• TASK STATEMENT: Repeat the material below exactly, with no pictures.

• DATA:
** BEGIN **
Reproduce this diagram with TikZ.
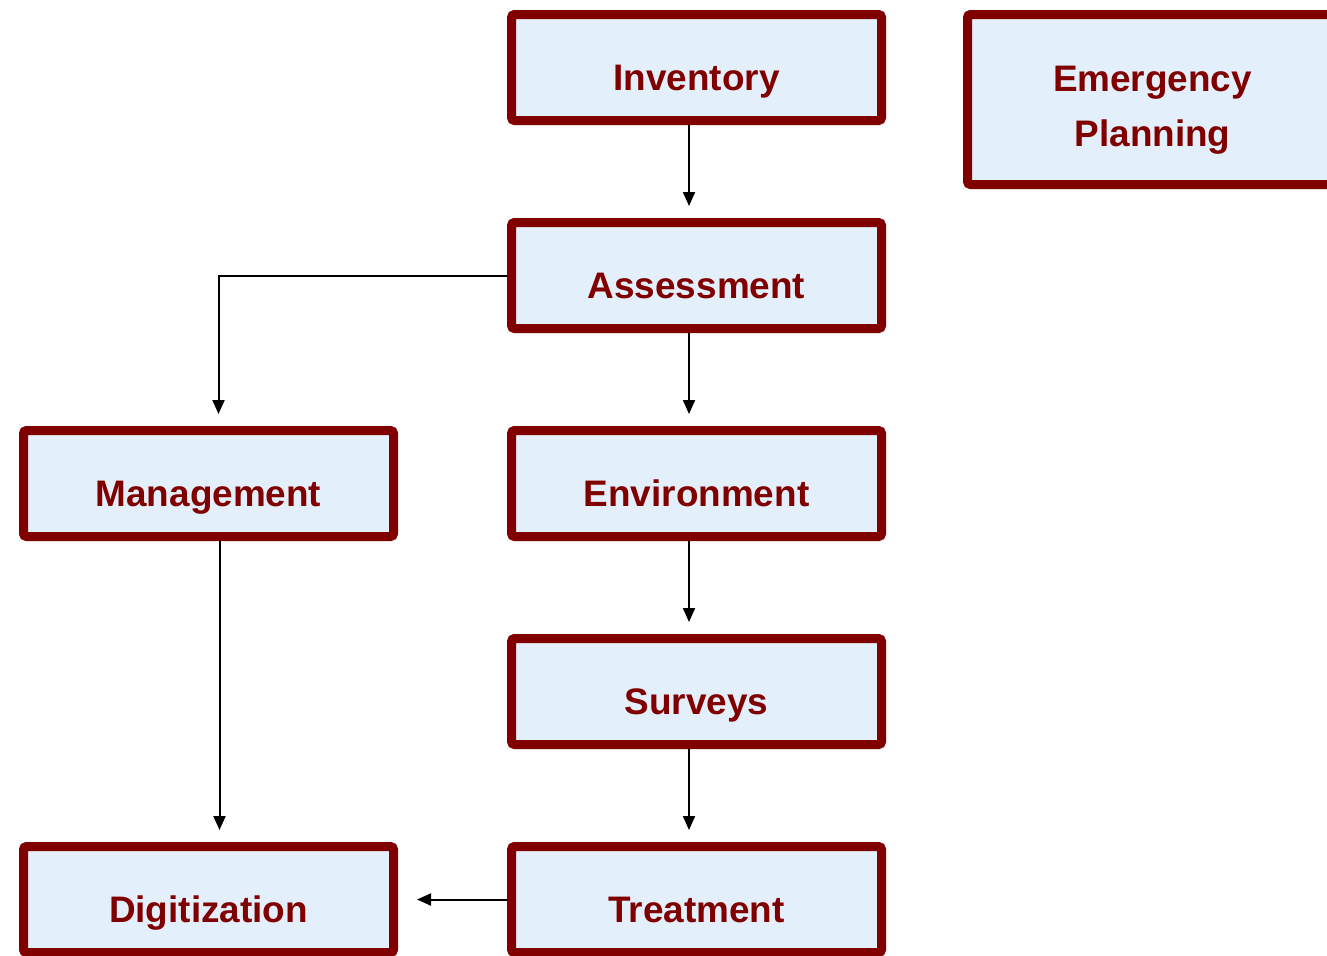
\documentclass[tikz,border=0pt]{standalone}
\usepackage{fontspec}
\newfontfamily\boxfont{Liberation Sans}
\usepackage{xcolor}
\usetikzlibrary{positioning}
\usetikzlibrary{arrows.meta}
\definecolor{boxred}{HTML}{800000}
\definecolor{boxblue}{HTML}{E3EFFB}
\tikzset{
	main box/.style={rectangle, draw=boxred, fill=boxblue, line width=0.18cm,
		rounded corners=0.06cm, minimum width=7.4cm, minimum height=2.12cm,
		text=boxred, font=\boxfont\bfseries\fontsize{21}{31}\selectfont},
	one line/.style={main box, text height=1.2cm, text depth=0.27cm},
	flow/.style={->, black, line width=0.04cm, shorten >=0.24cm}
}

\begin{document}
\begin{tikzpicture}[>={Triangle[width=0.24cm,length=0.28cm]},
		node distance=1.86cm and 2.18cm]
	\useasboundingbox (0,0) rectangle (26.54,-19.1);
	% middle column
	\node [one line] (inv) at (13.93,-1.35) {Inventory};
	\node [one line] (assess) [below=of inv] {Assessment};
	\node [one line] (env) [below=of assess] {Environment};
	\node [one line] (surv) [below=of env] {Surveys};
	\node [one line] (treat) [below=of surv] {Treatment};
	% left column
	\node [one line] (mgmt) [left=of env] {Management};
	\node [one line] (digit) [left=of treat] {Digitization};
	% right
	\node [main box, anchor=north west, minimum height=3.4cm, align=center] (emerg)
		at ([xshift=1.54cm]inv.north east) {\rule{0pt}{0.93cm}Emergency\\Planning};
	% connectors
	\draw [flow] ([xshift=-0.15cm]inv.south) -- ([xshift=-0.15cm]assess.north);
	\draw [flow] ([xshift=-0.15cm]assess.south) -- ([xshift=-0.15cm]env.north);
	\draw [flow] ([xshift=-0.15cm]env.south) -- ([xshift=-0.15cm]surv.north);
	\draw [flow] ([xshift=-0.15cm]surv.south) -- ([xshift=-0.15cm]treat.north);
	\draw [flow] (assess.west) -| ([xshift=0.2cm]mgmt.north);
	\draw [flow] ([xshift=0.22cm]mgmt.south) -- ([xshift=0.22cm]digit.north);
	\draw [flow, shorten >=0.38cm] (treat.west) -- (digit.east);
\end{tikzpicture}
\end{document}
** END **
• RESULT OF THIS EXERCISE:
Reproduce this diagram with TikZ.
\documentclass[tikz,border=0pt]{standalone}
\usepackage{fontspec}
\newfontfamily\boxfont{Liberation Sans}
\usepackage{xcolor}
\usetikzlibrary{positioning}
\usetikzlibrary{arrows.meta}
\definecolor{boxred}{HTML}{800000}
\definecolor{boxblue}{HTML}{E3EFFB}
\tikzset{
	main box/.style={rectangle, draw=boxred, fill=boxblue, line width=0.18cm,
		rounded corners=0.06cm, minimum width=7.4cm, minimum height=2.12cm,
		text=boxred, font=\boxfont\bfseries\fontsize{21}{31}\selectfont},
	one line/.style={main box, text height=1.2cm, text depth=0.27cm},
	flow/.style={->, black, line width=0.04cm, shorten >=0.24cm}
}

\begin{document}
\begin{tikzpicture}[>={Triangle[width=0.24cm,length=0.28cm]},
		node distance=1.86cm and 2.18cm]
	\useasboundingbox (0,0) rectangle (26.54,-19.1);
	% middle column
	\node [one line] (inv) at (13.93,-1.35) {Inventory};
	\node [one line] (assess) [below=of inv] {Assessment};
	\node [one line] (env) [below=of assess] {Environment};
	\node [one line] (surv) [below=of env] {Surveys};
	\node [one line] (treat) [below=of surv] {Treatment};
	% left column
	\node [one line] (mgmt) [left=of env] {Management};
	\node [one line] (digit) [left=of treat] {Digitization};
	% right
	\node [main box, anchor=north west, minimum height=3.4cm, align=center] (emerg)
		at ([xshift=1.54cm]inv.north east) {\rule{0pt}{0.93cm}Emergency\\Planning};
	% connectors
	\draw [flow] ([xshift=-0.15cm]inv.south) -- ([xshift=-0.15cm]assess.north);
	\draw [flow] ([xshift=-0.15cm]assess.south) -- ([xshift=-0.15cm]env.north);
	\draw [flow] ([xshift=-0.15cm]env.south) -- ([xshift=-0.15cm]surv.north);
	\draw [flow] ([xshift=-0.15cm]surv.south) -- ([xshift=-0.15cm]treat.north);
	\draw [flow] (assess.west) -| ([xshift=0.2cm]mgmt.north);
	\draw [flow] ([xshift=0.22cm]mgmt.south) -- ([xshift=0.22cm]digit.north);
	\draw [flow, shorten >=0.38cm] (treat.west) -- (digit.east);
\end{tikzpicture}
\end{document}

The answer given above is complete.